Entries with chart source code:
--------------------
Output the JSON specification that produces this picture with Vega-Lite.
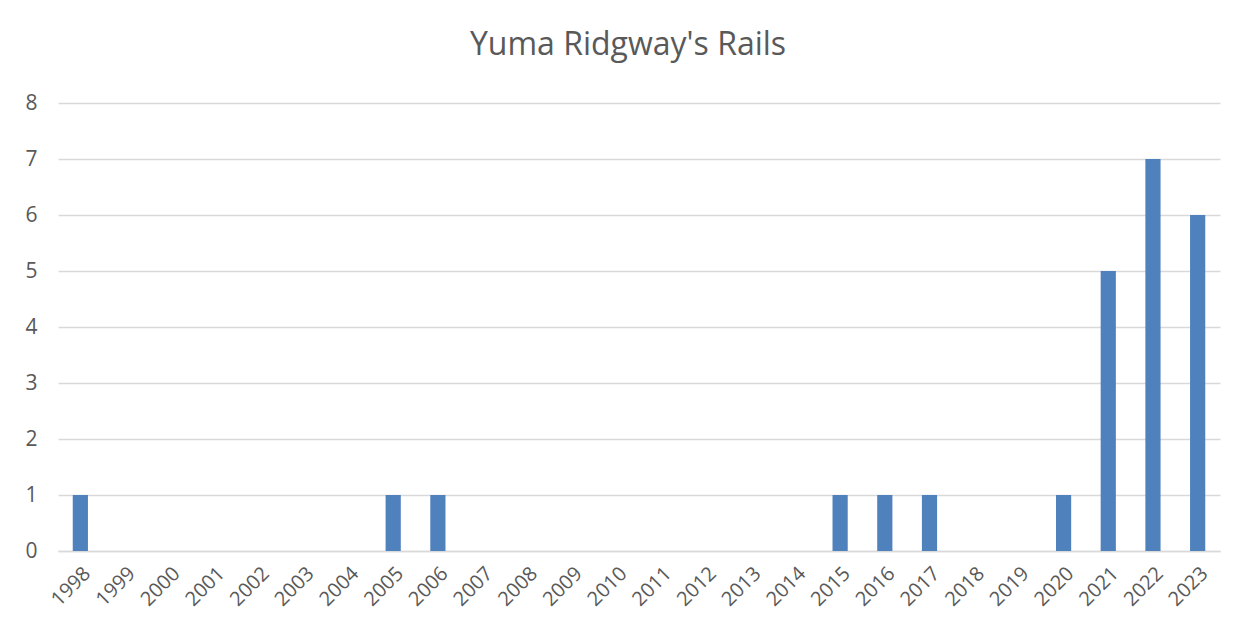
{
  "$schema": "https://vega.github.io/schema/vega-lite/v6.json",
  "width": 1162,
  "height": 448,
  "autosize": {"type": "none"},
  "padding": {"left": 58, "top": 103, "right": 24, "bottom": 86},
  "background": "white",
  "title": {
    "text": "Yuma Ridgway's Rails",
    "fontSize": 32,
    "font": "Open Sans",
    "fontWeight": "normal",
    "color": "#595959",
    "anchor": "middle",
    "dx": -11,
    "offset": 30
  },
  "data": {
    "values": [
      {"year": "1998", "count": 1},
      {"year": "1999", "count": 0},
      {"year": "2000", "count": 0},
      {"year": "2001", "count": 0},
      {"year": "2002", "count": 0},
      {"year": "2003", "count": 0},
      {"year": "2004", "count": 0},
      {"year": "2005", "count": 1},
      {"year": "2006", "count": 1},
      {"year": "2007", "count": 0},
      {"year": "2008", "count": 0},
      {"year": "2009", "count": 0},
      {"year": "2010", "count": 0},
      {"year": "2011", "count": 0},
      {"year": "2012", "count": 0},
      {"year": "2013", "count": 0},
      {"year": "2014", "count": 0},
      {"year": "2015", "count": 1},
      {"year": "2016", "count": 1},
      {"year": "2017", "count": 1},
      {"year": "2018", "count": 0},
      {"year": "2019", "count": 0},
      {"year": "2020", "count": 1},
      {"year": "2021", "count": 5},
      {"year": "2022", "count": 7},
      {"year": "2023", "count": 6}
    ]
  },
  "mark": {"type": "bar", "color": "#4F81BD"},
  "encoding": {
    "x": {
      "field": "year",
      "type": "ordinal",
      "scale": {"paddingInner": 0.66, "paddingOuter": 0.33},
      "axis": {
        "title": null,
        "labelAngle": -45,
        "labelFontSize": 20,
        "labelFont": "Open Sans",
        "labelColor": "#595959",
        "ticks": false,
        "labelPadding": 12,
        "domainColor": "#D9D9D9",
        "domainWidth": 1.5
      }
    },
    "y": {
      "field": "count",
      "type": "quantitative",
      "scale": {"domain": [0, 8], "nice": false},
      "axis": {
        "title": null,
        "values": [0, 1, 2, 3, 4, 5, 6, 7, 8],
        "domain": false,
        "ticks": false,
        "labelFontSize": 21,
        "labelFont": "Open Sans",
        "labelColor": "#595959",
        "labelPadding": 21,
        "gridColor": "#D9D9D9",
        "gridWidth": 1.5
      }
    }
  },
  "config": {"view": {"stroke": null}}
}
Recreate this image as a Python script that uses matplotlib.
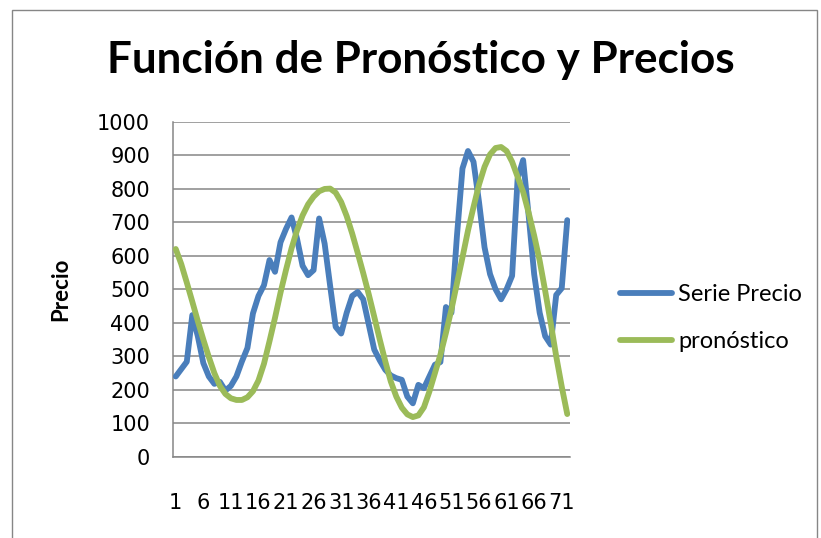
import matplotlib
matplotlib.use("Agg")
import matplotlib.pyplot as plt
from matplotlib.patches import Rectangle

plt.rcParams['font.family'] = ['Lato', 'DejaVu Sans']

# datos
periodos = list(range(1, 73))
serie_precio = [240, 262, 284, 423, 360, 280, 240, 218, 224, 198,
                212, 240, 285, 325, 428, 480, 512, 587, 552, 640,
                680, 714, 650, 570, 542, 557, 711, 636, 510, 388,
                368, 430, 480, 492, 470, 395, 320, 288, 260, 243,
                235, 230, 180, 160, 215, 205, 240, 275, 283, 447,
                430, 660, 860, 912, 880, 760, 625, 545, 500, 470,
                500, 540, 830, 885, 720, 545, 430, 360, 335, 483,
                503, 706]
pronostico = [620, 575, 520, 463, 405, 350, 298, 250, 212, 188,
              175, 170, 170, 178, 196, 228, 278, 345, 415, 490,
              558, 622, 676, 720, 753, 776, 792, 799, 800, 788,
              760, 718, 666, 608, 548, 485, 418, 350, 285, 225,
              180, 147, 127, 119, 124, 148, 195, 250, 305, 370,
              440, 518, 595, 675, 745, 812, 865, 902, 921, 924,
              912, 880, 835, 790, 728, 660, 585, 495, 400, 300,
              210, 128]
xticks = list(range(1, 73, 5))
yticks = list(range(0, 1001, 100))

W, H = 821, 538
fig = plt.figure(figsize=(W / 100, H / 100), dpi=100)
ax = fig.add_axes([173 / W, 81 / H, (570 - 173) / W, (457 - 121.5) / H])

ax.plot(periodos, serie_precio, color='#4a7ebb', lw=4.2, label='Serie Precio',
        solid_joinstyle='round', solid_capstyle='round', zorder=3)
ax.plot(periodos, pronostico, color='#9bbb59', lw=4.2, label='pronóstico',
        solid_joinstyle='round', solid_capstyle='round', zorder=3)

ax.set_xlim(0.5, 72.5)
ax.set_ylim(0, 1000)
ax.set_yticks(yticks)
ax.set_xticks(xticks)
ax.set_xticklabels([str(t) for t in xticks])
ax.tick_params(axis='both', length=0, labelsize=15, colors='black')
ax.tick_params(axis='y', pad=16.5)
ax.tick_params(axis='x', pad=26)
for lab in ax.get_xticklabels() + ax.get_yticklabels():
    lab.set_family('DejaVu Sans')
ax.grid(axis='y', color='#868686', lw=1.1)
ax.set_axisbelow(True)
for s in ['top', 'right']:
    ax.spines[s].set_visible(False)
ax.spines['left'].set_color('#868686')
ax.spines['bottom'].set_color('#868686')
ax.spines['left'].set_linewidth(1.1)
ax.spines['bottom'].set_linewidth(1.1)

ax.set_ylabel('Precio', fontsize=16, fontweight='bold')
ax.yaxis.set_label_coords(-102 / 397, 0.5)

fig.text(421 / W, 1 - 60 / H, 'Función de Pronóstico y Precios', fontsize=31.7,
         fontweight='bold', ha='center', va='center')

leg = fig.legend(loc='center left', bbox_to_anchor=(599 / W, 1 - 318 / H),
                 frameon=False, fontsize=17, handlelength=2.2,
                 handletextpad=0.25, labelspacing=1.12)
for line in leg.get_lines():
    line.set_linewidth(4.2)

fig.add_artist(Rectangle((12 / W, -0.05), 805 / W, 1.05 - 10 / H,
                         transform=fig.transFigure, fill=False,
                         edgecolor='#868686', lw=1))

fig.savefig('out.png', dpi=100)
--------------------
Request:
Copy the material exactly. Do not include the pictures.

Correct answer:
Output the JSON specification that produces this picture with Vega-Lite.
{
  "$schema": "https://vega.github.io/schema/vega-lite/v6.json",
  "width": 1162,
  "height": 448,
  "autosize": {"type": "none"},
  "padding": {"left": 58, "top": 103, "right": 24, "bottom": 86},
  "background": "white",
  "title": {
    "text": "Yuma Ridgway's Rails",
    "fontSize": 32,
    "font": "Open Sans",
    "fontWeight": "normal",
    "color": "#595959",
    "anchor": "middle",
    "dx": -11,
    "offset": 30
  },
  "data": {
    "values": [
      {"year": "1998", "count": 1},
      {"year": "1999", "count": 0},
      {"year": "2000", "count": 0},
      {"year": "2001", "count": 0},
      {"year": "2002", "count": 0},
      {"year": "2003", "count": 0},
      {"year": "2004", "count": 0},
      {"year": "2005", "count": 1},
      {"year": "2006", "count": 1},
      {"year": "2007", "count": 0},
      {"year": "2008", "count": 0},
      {"year": "2009", "count": 0},
      {"year": "2010", "count": 0},
      {"year": "2011", "count": 0},
      {"year": "2012", "count": 0},
      {"year": "2013", "count": 0},
      {"year": "2014", "count": 0},
      {"year": "2015", "count": 1},
      {"year": "2016", "count": 1},
      {"year": "2017", "count": 1},
      {"year": "2018", "count": 0},
      {"year": "2019", "count": 0},
      {"year": "2020", "count": 1},
      {"year": "2021", "count": 5},
      {"year": "2022", "count": 7},
      {"year": "2023", "count": 6}
    ]
  },
  "mark": {"type": "bar", "color": "#4F81BD"},
  "encoding": {
    "x": {
      "field": "year",
      "type": "ordinal",
      "scale": {"paddingInner": 0.66, "paddingOuter": 0.33},
      "axis": {
        "title": null,
        "labelAngle": -45,
        "labelFontSize": 20,
        "labelFont": "Open Sans",
        "labelColor": "#595959",
        "ticks": false,
        "labelPadding": 12,
        "domainColor": "#D9D9D9",
        "domainWidth": 1.5
      }
    },
    "y": {
      "field": "count",
      "type": "quantitative",
      "scale": {"domain": [0, 8], "nice": false},
      "axis": {
        "title": null,
        "values": [0, 1, 2, 3, 4, 5, 6, 7, 8],
        "domain": false,
        "ticks": false,
        "labelFontSize": 21,
        "labelFont": "Open Sans",
        "labelColor": "#595959",
        "labelPadding": 21,
        "gridColor": "#D9D9D9",
        "gridWidth": 1.5
      }
    }
  },
  "config": {"view": {"stroke": null}}
}
Recreate this image as a Python script that uses matplotlib.
import matplotlib
matplotlib.use("Agg")
import matplotlib.pyplot as plt
from matplotlib.patches import Rectangle

plt.rcParams['font.family'] = ['Lato', 'DejaVu Sans']

# datos
periodos = list(range(1, 73))
serie_precio = [240, 262, 284, 423, 360, 280, 240, 218, 224, 198,
                212, 240, 285, 325, 428, 480, 512, 587, 552, 640,
                680, 714, 650, 570, 542, 557, 711, 636, 510, 388,
                368, 430, 480, 492, 470, 395, 320, 288, 260, 243,
                235, 230, 180, 160, 215, 205, 240, 275, 283, 447,
                430, 660, 860, 912, 880, 760, 625, 545, 500, 470,
                500, 540, 830, 885, 720, 545, 430, 360, 335, 483,
                503, 706]
pronostico = [620, 575, 520, 463, 405, 350, 298, 250, 212, 188,
              175, 170, 170, 178, 196, 228, 278, 345, 415, 490,
              558, 622, 676, 720, 753, 776, 792, 799, 800, 788,
              760, 718, 666, 608, 548, 485, 418, 350, 285, 225,
              180, 147, 127, 119, 124, 148, 195, 250, 305, 370,
              440, 518, 595, 675, 745, 812, 865, 902, 921, 924,
              912, 880, 835, 790, 728, 660, 585, 495, 400, 300,
              210, 128]
xticks = list(range(1, 73, 5))
yticks = list(range(0, 1001, 100))

W, H = 821, 538
fig = plt.figure(figsize=(W / 100, H / 100), dpi=100)
ax = fig.add_axes([173 / W, 81 / H, (570 - 173) / W, (457 - 121.5) / H])

ax.plot(periodos, serie_precio, color='#4a7ebb', lw=4.2, label='Serie Precio',
        solid_joinstyle='round', solid_capstyle='round', zorder=3)
ax.plot(periodos, pronostico, color='#9bbb59', lw=4.2, label='pronóstico',
        solid_joinstyle='round', solid_capstyle='round', zorder=3)

ax.set_xlim(0.5, 72.5)
ax.set_ylim(0, 1000)
ax.set_yticks(yticks)
ax.set_xticks(xticks)
ax.set_xticklabels([str(t) for t in xticks])
ax.tick_params(axis='both', length=0, labelsize=15, colors='black')
ax.tick_params(axis='y', pad=16.5)
ax.tick_params(axis='x', pad=26)
for lab in ax.get_xticklabels() + ax.get_yticklabels():
    lab.set_family('DejaVu Sans')
ax.grid(axis='y', color='#868686', lw=1.1)
ax.set_axisbelow(True)
for s in ['top', 'right']:
    ax.spines[s].set_visible(False)
ax.spines['left'].set_color('#868686')
ax.spines['bottom'].set_color('#868686')
ax.spines['left'].set_linewidth(1.1)
ax.spines['bottom'].set_linewidth(1.1)

ax.set_ylabel('Precio', fontsize=16, fontweight='bold')
ax.yaxis.set_label_coords(-102 / 397, 0.5)

fig.text(421 / W, 1 - 60 / H, 'Función de Pronóstico y Precios', fontsize=31.7,
         fontweight='bold', ha='center', va='center')

leg = fig.legend(loc='center left', bbox_to_anchor=(599 / W, 1 - 318 / H),
                 frameon=False, fontsize=17, handlelength=2.2,
                 handletextpad=0.25, labelspacing=1.12)
for line in leg.get_lines():
    line.set_linewidth(4.2)

fig.add_artist(Rectangle((12 / W, -0.05), 805 / W, 1.05 - 10 / H,
                         transform=fig.transFigure, fill=False,
                         edgecolor='#868686', lw=1))

fig.savefig('out.png', dpi=100)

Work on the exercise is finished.